Cette question « votre foi est-elle une béquille ? », nous la connaissons bien. C’est en fait le plus souvent une accusation, déguisée ou non, consciente ou non, et celui qui la pose est parfois compatissant, parfois sarcastique. Il faut plutôt comprendre « votre foi EST une béquille » et donc « vous êtes faible », « vous n’êtes ni courageux ni autonome ».
Courageux ? Autonome ?
Mais comment mesurer le courage ? Que savoir du courage d’un autre ? Le même acte posé ne coûte pas les mêmes efforts à chacun. Pourquoi alors, puisqu’on ne peut pas le mesurer ou en juger, le présenter comme une aune à laquelle on jauge les personnes ? Pourquoi en faire une vertu ? Faut-il par exemple admirer le suicide stoïcien ou trouver positive l’idéalisation de l’homme courageux, ou du surhomme ? Le courage est une valeur païenne qui n’a pas plus de sens pour le chrétien que je suis que le mérite. Ni l’un ni l’autre ne pèse face à la grâce qui nous est offerte.
Votre foi vous empêche d’être autonome ? L’amour vous empêche-t-il d’être autonome ? De la même façon que nous avons besoin des autres, nous avons besoin de ce Dieu qui est Autre, pour être nous-mêmes. S’il s’agit d’une béquille, alors et la foi et l’amour sont des béquilles.

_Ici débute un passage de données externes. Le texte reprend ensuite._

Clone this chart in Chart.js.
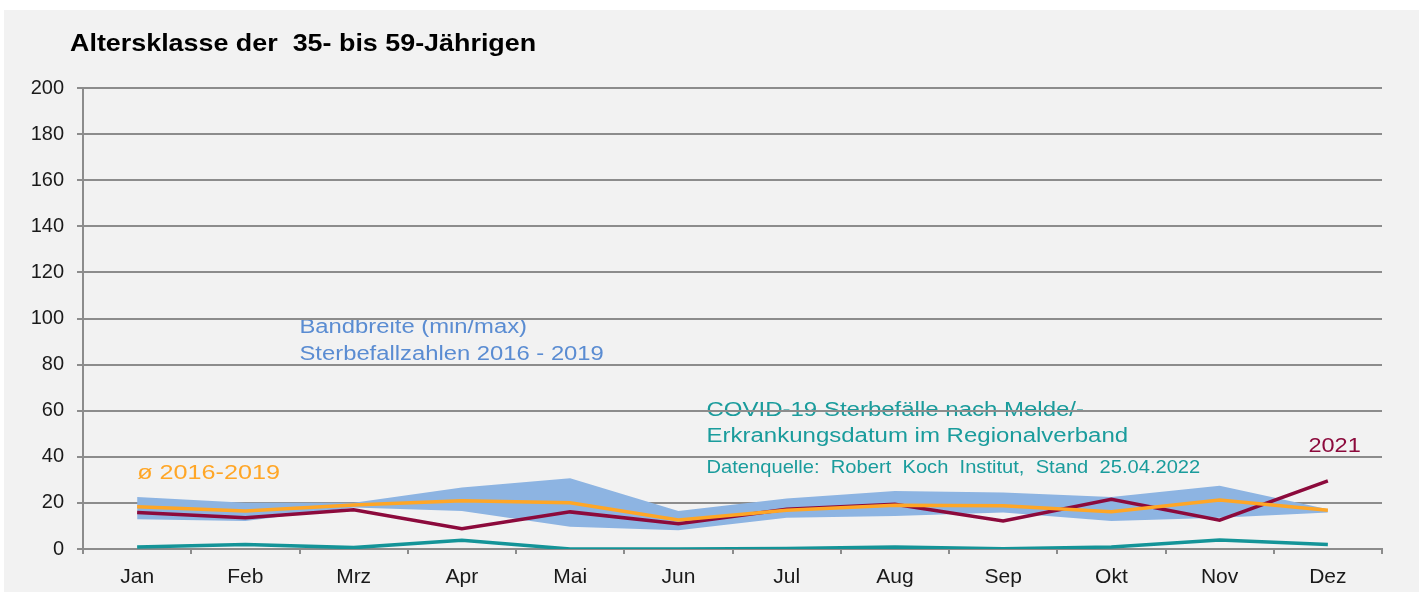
<!DOCTYPE html>
<html>
<head>
<meta charset="utf-8">
<script src="https://cdn.jsdelivr.net/npm/chart.js@4.4.0/dist/chart.umd.min.js"></script>
<style>
  body { margin:0; background:#ffffff; }
  #panel { position:absolute; left:4px; top:10px; width:1415px; height:582px; background:#f2f2f2; }
  #wrap { position:absolute; left:0; top:0; width:1423px; height:594px; }
</style>
</head>
<body>
<div id="panel"></div>
<div id="wrap"><canvas id="chart"></canvas></div>
<script>
// Monate
var monate = ['Jan','Feb','Mrz','Apr','Mai','Jun','Jul','Aug','Sep','Okt','Nov','Dez'];
// Bandbreite 2016-2019
var band_max = [22.6, 20.1, 20.1, 26.7, 30.7, 16.5, 21.9, 25.2, 24.5, 22.6, 27.4, 17.2];
var band_min = [12.9, 12.2, 18.0, 16.5, 9.6, 8.1, 13.6, 14.3, 15.8, 12.2, 13.6, 15.8];
// Durchschnitt 2016-2019
var mittel = [18.3, 16.5, 19.1, 20.9, 20.1, 12.6, 16.8, 19.0, 18.8, 16.2, 21.3, 16.8];
// Jahr 2021
var jahr2021 = [15.8, 13.6, 17.0, 8.8, 16.1, 11.0, 17.2, 19.4, 12.2, 21.6, 12.5, 29.6];
// COVID-19 Sterbefaelle
var covid = [0.9, 2.0, 0.6, 3.8, 0.0, 0.0, 0.2, 0.9, 0.1, 0.9, 3.9, 2.0];

var y_ticks = [0,20,40,60,80,100,120,140,160,180,200];

var c_band = 'rgb(141,180,226)';
var c_mittel = 'rgb(255,166,38)';
var c_2021 = 'rgb(140,10,60)';
var c_covid = 'rgb(20,148,152)';
var c_grid = '#8c8c8c';
var schrift = '"Liberation Sans", Arial, sans-serif';

// Beschriftungen (Position in Daten-Koordinaten), sx = horizontale Dehnung
var texte = [
  {t:'Bandbreite (min/max)', x:1.5, y:95.9, col:'rgb(90,140,210)', size:20, sx:1.19},
  {t:'Sterbefallzahlen 2016 - 2019', x:1.5, y:84.6, col:'rgb(90,140,210)', size:20, sx:1.19},
  {t:'COVID-19 Sterbefälle nach Melde/-', x:5.26, y:59.9, col:'rgb(26,156,156)', size:20, sx:1.2},
  {t:'Erkrankungsdatum im Regionalverband', x:5.26, y:48.6, col:'rgb(26,156,156)', size:20, sx:1.2},
  {t:'Datenquelle:  Robert  Koch  Institut,  Stand  25.04.2022', x:5.26, y:35.1, col:'rgb(26,156,156)', size:19, sx:1.06},
  {t:'2021', x:10.82, y:44.7, col:c_2021, size:21, sx:1.12},
  {t:'ø 2016-2019', x:0, y:33, col:c_mittel, size:21, sx:1.2}
];

var textPlugin = {
  id: 'texte',
  beforeDraw: function(chart){
    var ctx = chart.ctx;
    var xs = chart.scales.x, ys = chart.scales.y;
    ctx.save();
    ctx.textBaseline = 'middle';
    ctx.textAlign = 'left';
    // Titel
    ctx.save();
    ctx.fillStyle = '#000000';
    ctx.font = 'bold 24px ' + schrift;
    ctx.translate(70, 44);
    ctx.scale(1.12, 1);
    ctx.fillText('Altersklasse der  35- bis 59-Jährigen', 0, 0);
    ctx.restore();
    for (var i = 0; i < texte.length; i++) {
      var a = texte[i];
      ctx.save();
      ctx.font = a.size + 'px ' + schrift;
      ctx.fillStyle = a.col;
      ctx.translate(xs.getPixelForValue(a.x), ys.getPixelForValue(a.y));
      ctx.scale(a.sx, 1);
      ctx.fillText(a.t, 0, 0);
      ctx.restore();
    }
    ctx.restore();
  }
};

var ctx = document.getElementById('chart').getContext('2d');
var myChart = new Chart(ctx, {
  type: 'line',
  data: {
    labels: monate,
    datasets: [
      {label:'max', data:band_max, borderWidth:0, pointRadius:0, fill:'+1', backgroundColor:c_band, borderColor:c_band, order:5},
      {label:'min', data:band_min, borderWidth:0, pointRadius:0, fill:false, borderColor:c_band, order:6},
      {label:'covid', data:covid, borderColor:c_covid, borderWidth:3.5, pointRadius:0, fill:false, order:3},
      {label:'2021', data:jahr2021, borderColor:c_2021, borderWidth:3.5, pointRadius:0, fill:false, order:2},
      {label:'mittel', data:mittel, borderColor:c_mittel, borderWidth:3.5, pointRadius:0, fill:false, order:1}
    ]
  },
  options: {
    responsive: true,
    maintainAspectRatio: false,
    animation: false,
    layout: { padding: {left:0, right:41, top:88, bottom:0} },
    plugins: { legend:{display:false}, title:{display:false}, tooltip:{enabled:false} },
    scales: {
      x: {
        offset: true,
        grid: { display:true, drawOnChartArea:false, offset:true, tickLength:5, color:c_grid, lineWidth:2 },
        border: { display:true, color:c_grid, width:2 },
        ticks: { color:'#1a1a1a', padding:11, font:{size:21, family:schrift}, maxRotation:0 },
        afterFit: function(s){ s.height = 45; }
      },
      y: {
        min: 0, max: 200,
        afterBuildTicks: function(s){ s.ticks = y_ticks.map(function(v){ return {value:v}; }); },
        grid: { color:c_grid, lineWidth:2, tickLength:6 },
        border: { display:true, color:c_grid, width:2 },
        ticks: { color:'#1a1a1a', padding:13, font:{size:20, family:schrift} },
        afterFit: function(s){ s.width = 83; }
      }
    }
  },
  plugins: [textPlugin]
});
</script>
</body>
</html>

Notre foi en Christ est-elle la preuve de notre faiblesse ? Paul (2 Corinthiens 12,9) dit : « Trois fois j’ai prié le Seigneur de l’éloigner de moi, et il m’a dit : Ma grâce te suffit, car ma puissance s’accomplit dans la faiblesse. Je me glorifierai donc bien plus volontiers de mes faiblesses, afin que la puissance de Christ repose sur moi. C’est pourquoi je me plais dans les faiblesses, dans les outrages, dans les calamités, dans les persécutions, dans les détresses, pour Christ ; car, quand je suis faible, c’est alors que je suis fort. »
« Nous sommes forts »
Dans un renversement qui peut rester incompréhensible pour ceux qui ne sont pas chrétiens, la puissance de notre Dieu s’accomplit dans la faiblesse, et le chrétien y puise sa force. Nous sommes faibles, mais nous sommes aussi forts, non parce que nous sommes courageux, autonomes, mais parce que nous sommes aimés par un Dieu qui se fait faible, et nous rend libres de lui faire confiance et de lui demander son appui. « L’Éternel est ma force et mon bouclier ; En lui mon cœur se confie, et je suis secouru ; J’ai de l’allégresse dans le cœur, Et je le loue par mes chants. » (Psaume 28) L’image de Dieu comme bouclier, en apparence plus noble que celle de la foi comme béquille, renvoie pourtant à la même réalité : nous ne pouvons nous suffire à nous-mêmes. Cette faiblesse, nous pouvons la reconnaître devant ce Dieu qui se fait faible : « Car nous n’avons pas un souverain sacrificateur qui ne puisse compatir à nos faiblesses ; au contraire, il a été tenté comme nous en toutes choses, sans commettre de péché. » (Hébreux, 4, 15) Ce bouleversement dans la conception du divin, qui est une des singularités du christianisme, au lieu de nous inquiéter, nous conforte dans notre relation avec Dieu et nous autorise à considérer comme vraie l’assurance de la sacralité de la personne humaine. Oui, nous sommes faibles, mais pas parce que nous plaçons notre confiance en Dieu. Oui, nous sommes forts, parce que Dieu se fait faible pour nous et nous sauve. Cette faiblesse qui est la nôtre, nous pouvons l’entendre dans les mots de Pierre à Jésus « Seigneur, à qui irions-nous ? ». (Jean, 6,68) Mais nous y entendons tout autant notre force et notre confiance en Dieu.
Notre foi est plus qu’une béquille, c’est la certitude de notre espérance.